Fifteen of the charges focused on the blast that killed three and injured more than 200 people and six stemmed from the manhunt for Dzhokhar and older brother Tamerlan Tsarnaeve and a firefight three days later that killed a Massachusetts Institute of Technology police officer.
Dzhokhar Tsarnaev also faced eight more charges from the next day, when police eventually captured him hiding in a boat in a residential backyard in the Boston suburb of Watertown.
The guilty verdicts set up what has long been expected to be the more difficult challenge for the jury: whether to send Tsarnaev to death.
He pleaded not guilty, and his lawyers have argued during the trial that Tamerlan Tsarnaev was the ringleader of the plot and misled Dzhokhar.

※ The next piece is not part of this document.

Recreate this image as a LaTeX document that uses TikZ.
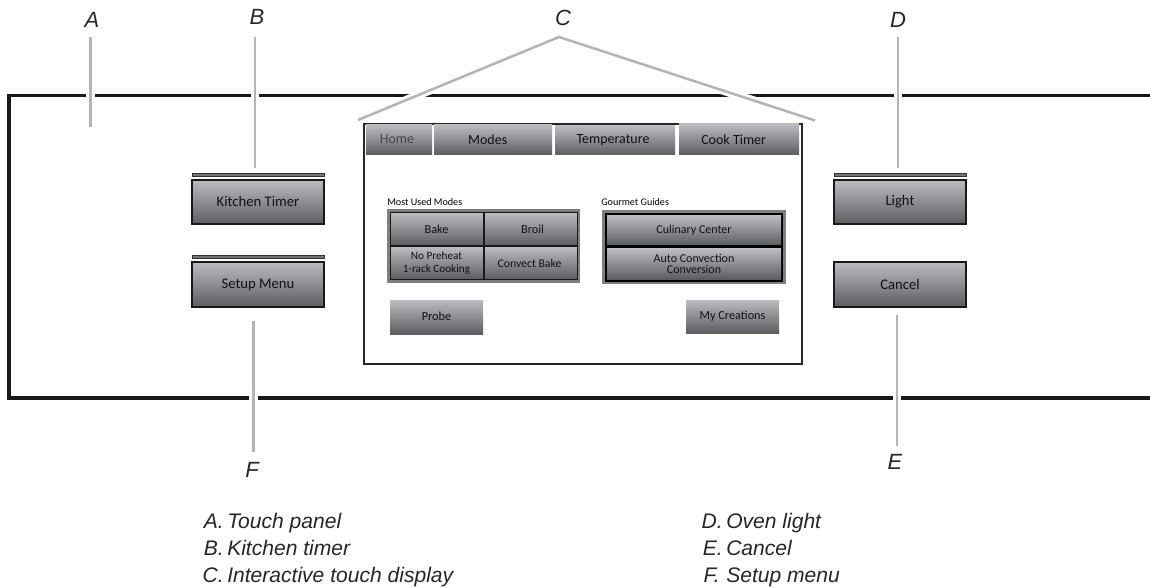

Tamerlan died in the shootout, when he was shot by police and later driven over by Dzhokhar as he fled.
Before his arrest, Dzhokhar Tsarnaev wrote a message on the boat in that included the phrases “The U.S. Government is killing our innocent civilians” and “Stop killing our innocent people and we will stop.”
A number of victims and their families attended the court hearing, including the parents of Martin Richard, the eight-year-old boy who died in the bombing.
Lingzi Lu, 23, and Krystle Campbell, 29, were the two others who were killed in the attack. Sean Collier, 26, was the officer who died after the Tsarnaev brothers shot him in his squad car in Cambridge, Mass.
Boston Mayor Marty Walsh said in a statement that he’s “thankful” that the trial has ended and is “hopeful for a swift sentencing process.”
“I hope today’s verdict provides a small amount of closure for the survivors, families, and all impacted by the violent and tragic events surrounding the 2013 Boston Marathon,” he added.
During the trial, the government released a number of videos, which showed Tsarnaev placing a bomb near the finish line. Other videos show the blast and the immediate aftermath, as people scream and scramble in the chaos. More than a dozen people lost limbs in the attack.
While Massachusetts does not have the death penalty, the Justice Department tried Tsarnaev on federal charges, which are eligible for the death sentence. Judges have sentenced people to death on federal charges as recently as last year, but the government has not executed a prisoner on federal death row since 2003, according to Federal Bureau of Prisons.
This story was last updated at 3:49 p.m.